The Black Death has always been bad publicity for rats, with the rodent widely blamed for killing millions of people across Europe by spreading the bubonic plague.

But it seems that the creature, in this case at least, has been unfairly maligned, as new research points the finger of blame at gerbils.

and

The scientists switched the blame from rat to gerbil after comparing tree-ring records from Europe with 7711 historical plague outbreaks.

That isn’t what the research paper (in PNAS) says. And it would be surprising if it did: could it really be true that Asian gerbils were spreading across Europe for centuries without anyone noticing?

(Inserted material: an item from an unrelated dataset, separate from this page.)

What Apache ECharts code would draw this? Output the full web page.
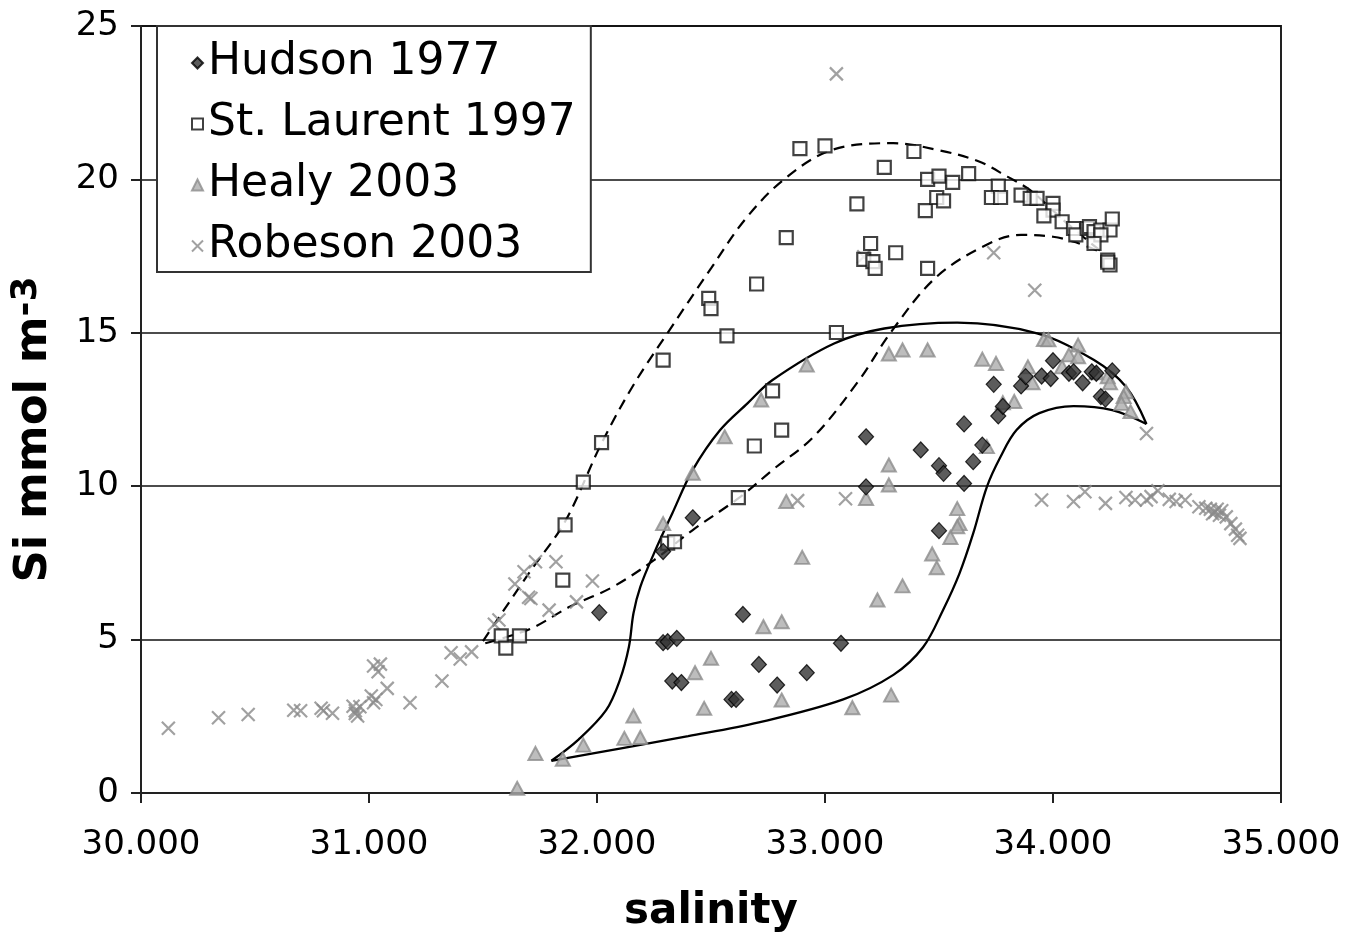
<!DOCTYPE html>
<html>
<head>
<meta charset="utf-8">
<script src="https://cdn.jsdelivr.net/npm/echarts@6/dist/echarts.min.js"></script>
<style>
html,body{margin:0;padding:0;background:#fff;}
#c{width:1346px;height:932px;}
</style>
</head>
<body>
<div id="c"></div>
<script>
// ---- data (salinity, Si) ----
const hudson1977 = [
[32.01,5.88],[32.29,7.87],[32.42,8.97],[32.29,4.90],[32.31,4.93],[32.35,5.04],[32.33,3.65],[32.37,3.60],
[32.59,3.05],[32.61,3.05],[32.64,5.82],[32.71,4.19],[32.79,3.52],[32.92,3.92],[33.07,4.88],[33.18,11.61],
[33.18,9.98],[33.42,11.18],[33.50,10.67],[33.52,10.42],[33.61,12.03],[33.61,10.09],[33.65,10.80],[33.69,11.34],
[33.74,13.32],[33.76,12.29],[33.78,12.60],[33.86,13.27],[33.88,13.57],[33.95,13.59],[33.99,13.51],[34.00,14.09],
[34.07,13.68],[34.09,13.73],[34.13,13.37],[34.17,13.73],[34.19,13.68],[34.21,12.92],[34.23,12.84],[34.26,13.76],
[33.50,8.55]
];
const stLaurent1997 = [
[31.58,5.12],[31.66,5.12],[31.60,4.72],[31.85,6.94],[31.86,8.74],[31.94,10.13],[32.02,11.42],[32.31,8.14],
[32.34,8.19],[32.62,9.63],[32.69,11.31],[32.81,11.83],[32.77,13.11],[32.29,14.11],[32.57,14.90],[33.05,15.01],
[32.49,16.12],[32.50,15.79],[32.70,16.59],[32.83,18.10],[32.89,21.00],[33.00,21.09],[33.26,20.39],[33.14,19.20],
[33.20,17.91],[33.17,17.39],[33.21,17.32],[33.22,17.10],[33.31,17.61],[33.39,20.91],[33.45,17.10],[33.45,20.00],
[33.50,20.11],[33.56,19.90],[33.63,20.19],[33.44,18.98],[33.49,19.41],[33.52,19.30],[33.76,19.78],[33.73,19.41],
[33.77,19.41],[33.86,19.49],[33.90,19.38],[33.93,19.38],[34.00,19.22],[34.00,19.00],[33.96,18.81],[34.04,18.62],
[34.09,18.40],[34.10,18.19],[34.15,18.40],[34.16,18.46],[34.18,18.30],[34.21,18.35],[34.25,18.35],[34.21,18.19],
[34.18,17.91],[34.26,18.71],[34.24,17.37],[34.25,17.21],[34.24,17.30]
];
const healy2003 = [
[31.65,0.15],[31.73,1.29],[31.85,1.10],[31.94,1.56],[32.16,2.51],[32.12,1.78],[32.19,1.81],[32.29,8.78],
[32.42,10.42],[32.56,11.61],[32.72,12.81],[32.50,4.39],[32.43,3.92],[32.47,2.76],[32.73,5.42],[32.81,5.58],
[32.81,3.03],[32.90,7.68],[32.83,9.50],[33.18,9.60],[33.12,2.78],[33.23,6.29],[32.92,13.95],[33.28,14.31],
[33.34,14.44],[33.45,14.44],[33.69,14.14],[33.75,14.00],[33.28,10.69],[33.28,10.04],[33.96,14.78],[33.98,14.77],
[34.11,14.60],[34.07,14.28],[34.11,14.22],[33.89,13.89],[33.91,13.37],[34.04,13.89],[34.19,13.70],[34.24,13.57],
[34.25,13.37],[34.32,13.08],[34.31,12.92],[34.30,12.70],[34.34,12.43],[33.78,12.72],[33.83,12.76],[33.71,11.29],
[33.58,9.27],[33.59,8.78],[33.58,8.68],[33.55,8.33],[33.47,7.79],[33.49,7.34],[33.34,6.75],[33.29,3.19]
];
const robeson2003 = [
[30.12,2.11],[30.34,2.45],[30.47,2.56],[30.67,2.70],[30.70,2.68],[30.79,2.76],[30.80,2.68],[30.84,2.60],
[30.93,2.83],[30.96,2.81],[30.94,2.68],[30.95,2.51],[30.94,2.59],[31.02,4.14],[31.05,4.20],[31.04,3.95],
[31.01,3.16],[31.03,3.05],[31.02,2.94],[31.08,3.41],[31.18,2.94],[31.32,3.65],[31.36,4.57],[31.40,4.37],
[31.45,4.60],[31.57,5.64],[31.55,5.50],[31.64,6.81],[31.68,7.21],[31.70,6.38],[31.73,7.54],[31.82,7.54],
[31.71,6.34],[31.79,5.96],[31.98,6.91],[31.91,6.23],[32.88,9.53],[33.09,9.59],[33.05,23.44],[33.74,17.61],
[33.17,17.48],[33.92,16.39],[34.41,11.72],[33.95,9.55],[34.09,9.50],[34.14,9.82],[34.23,9.44],[34.32,9.63],
[34.36,9.55],[34.41,9.55],[34.43,9.66],[34.46,9.85],[34.51,9.57],[34.54,9.50],[34.58,9.55],[34.64,9.33],
[34.67,9.28],[34.69,9.25],[34.71,9.15],[34.72,9.25],[34.73,9.05],[34.74,9.20],[34.70,9.10],[34.76,9.00],
[34.78,8.78],[34.80,8.60],[34.81,8.40],[34.82,8.30]
];
// hand-drawn envelope curves
const upperDashed = [
[31.50,4.95],[31.70,7.15],[31.86,8.85],[32.02,11.4],[32.16,13.3],[32.31,15.0],
[32.50,17.1],[32.65,18.7],[32.82,20.0],[33.03,20.96],[33.30,21.18],[33.50,20.95],[33.67,20.6],[33.80,20.09],
[33.90,19.65],[33.99,19.05],[34.08,18.45],[34.22,17.6]
];
const lowerDashed = [
[31.51,4.88],[31.71,5.36],[31.88,6.07],[32.07,6.72],[32.25,7.59],[32.42,8.57],[32.63,9.66],[32.77,10.53],
[32.95,11.61],[33.15,13.46],[33.29,15.03],[33.49,16.83],[33.72,17.91],[33.86,18.19],[34.00,18.13],[34.10,17.95],
[34.22,17.6]
];
const envelopeOuter = [
[31.80,1.05],[31.92,1.75],[32.04,2.7],[32.10,3.68],[32.14,4.77],[32.16,5.86],[32.19,6.72],[32.25,7.81],
[32.33,9.11],[32.42,10.53],[32.54,11.83],[32.66,12.70],[32.77,13.46],[33.04,14.65],[33.26,15.14],[33.58,15.33],
[33.93,14.98],[34.18,14.11],[34.32,13.24],[34.41,12.03]
];
const envelopeInner = [
[34.41,12.03],[34.26,12.48],[34.09,12.61],[33.94,12.38],[33.84,11.83],[33.77,10.96],[33.71,9.98],[33.65,8.46],
[33.59,7.16],[33.52,6.0],[33.43,4.75],[33.30,3.85],[33.08,3.05],[32.71,2.30],[32.40,1.85],
[32.10,1.45],[31.80,1.05]
];
const xTicks = [30,31,32,33,34,35];
const yTicks = [0,5,10,15,20,25];

const FONT = '"DejaVu Sans", Verdana, sans-serif';
const chart = echarts.init(document.getElementById('c'), null, {renderer:'canvas'});

function curve(data, dashed){
  return {
    type:'line', data:data, smooth:0.35, symbol:'none', silent:true, z:1,
    lineStyle:{color:'#000', width: dashed?2.2:2.3, type: dashed?[11,7]:'solid'},
    legendHoverLink:false
  };
}

chart.setOption({
  backgroundColor:'#fff',
  animation:false,
  grid:{left:141, right:65, top:26, bottom:139, show:true, borderColor:'#222', borderWidth:2,
        backgroundColor:'transparent', containLabel:false, outerBoundsMode:'none'},
  legend:{
    data:['Hudson 1977','St. Laurent 1997','Healy 2003','Robeson 2003'],
    orient:'vertical', left:157, top:26,
    padding:[12,15,1,34], itemGap:11, itemWidth:11, itemHeight:11,
    borderColor:'#333', borderWidth:2, borderRadius:0, backgroundColor:'#fff',
    textStyle:{fontFamily:FONT, fontSize:44, color:'#000', lineHeight:50}
  },
  xAxis:{
    type:'value', min:xTicks[0], max:xTicks[xTicks.length-1], interval:1,
    name:'salinity', nameLocation:'middle', nameGap:98,
    nameTextStyle:{fontFamily:FONT, fontSize:42, fontWeight:'bold', color:'#000'},
    axisLine:{show:true, lineStyle:{color:'#222', width:2}},
    axisTick:{show:true, inside:false, length:10, lineStyle:{color:'#222', width:2}},
    axisLabel:{fontFamily:FONT, fontSize:34, color:'#000', margin:35, formatter:v=>v.toFixed(3)},
    splitLine:{show:false}
  },
  yAxis:{
    type:'value', min:yTicks[0], max:yTicks[yTicks.length-1], interval:5,
    name:'{a|Si mmol m}{b|-3}', nameLocation:'middle', nameGap:82,
    nameTextStyle:{
      padding:[0,40,0,0],
      rich:{
        a:{fontFamily:FONT, fontSize:45, fontWeight:'bold', color:'#000', lineHeight:50},
        b:{fontFamily:FONT, fontSize:36, fontWeight:'bold', color:'#000', lineHeight:50, verticalAlign:'top', padding:[0,0,14,0]}
      }
    },
    axisLine:{show:true, lineStyle:{color:'#222', width:2}},
    axisTick:{show:true, inside:false, length:10, lineStyle:{color:'#222', width:2}},
    axisLabel:{fontFamily:FONT, fontSize:34, color:'#000', margin:22},
    splitLine:{show:true, lineStyle:{color:'#111', width:1.5}}
  },
  series:[
    curve(upperDashed,true),
    curve(lowerDashed,true),
    curve(envelopeOuter,false),
    curve(envelopeInner,false),
    {name:'Robeson 2003', type:'scatter', data:robeson2003, z:2,
     symbol:'path://M0,0L10,10M10,0L0,10', symbolSize:13,
     itemStyle:{color:'rgba(0,0,0,0)', borderColor:'#8a8a8a', borderWidth:2.2}},
    {name:'Healy 2003', type:'scatter', data:healy2003, z:3,
     symbol:'triangle', symbolSize:[14,13],
     itemStyle:{color:'#adadad', borderColor:'#8c8c8c', borderWidth:2}},
    {name:'St. Laurent 1997', type:'scatter', data:stLaurent1997, z:4,
     symbol:'rect', symbolSize:13,
     itemStyle:{color:'#fff', borderColor:'#111', borderWidth:2.2}},
    {name:'Hudson 1977', type:'scatter', data:hudson1977, z:5,
     symbol:'diamond', symbolSize:[15,16],
     itemStyle:{color:'#333', borderColor:'#000', borderWidth:1.2}}
  ]
});
</script>
</body>
</html>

The abstract of the paper says

The second plague pandemic in medieval Europe started with the Black Death epidemic of 1347–1353 and killed millions of people over a time span of four centuries. It is commonly thought that after its initial introduction from Asia, the disease persisted in Europe in rodent reservoirs until it eventually disappeared. Here, we show that climate-driven outbreaks of Yersinia pestis in Asian rodent plague reservoirs are significantly associated with new waves of plague arriving into Europe through its maritime trade network with Asia. This association strongly suggests that the bacterium was continuously reimported into Europe during the second plague pandemic, and offers an alternative explanation to putative European rodent reservoirs for how the disease could have persisted in Europe for so long.

If the researchers had found repeated, prevously unsuspected, invasions of Europe by hordes of gerbils, they would have said so in the abstract. They don’t. Not a gerbil to be seen.

The hypothesis is that plague was repeatedly re-imported from Asia (where affected a lots of species, including, yes, gerbils) to European rats, rather than persisting at low levels in European rats between the epidemics. Either way, once the epidemic got to Europe, it’s all about the rats [update: and other non-novel forms of transmission]

In this example, for a change, it doesn’t seem that the press release is responsible. Instead, it looks like progressive mutations in the story as it’s transmitted, with the great gerbil gradually going from an illustrative example of a plague host in Asia to the rodent version of Attila the Hun.

Two final remarks. First, the erroneous story is now in the Wikipedia entry for the great gerbil (with a citation to the PNAS paper, so it looks as if it’s real). Second, when the story is allegedly about the confusion between two species of rodent, it’s a pity the Herald stock photo isn’t the right species.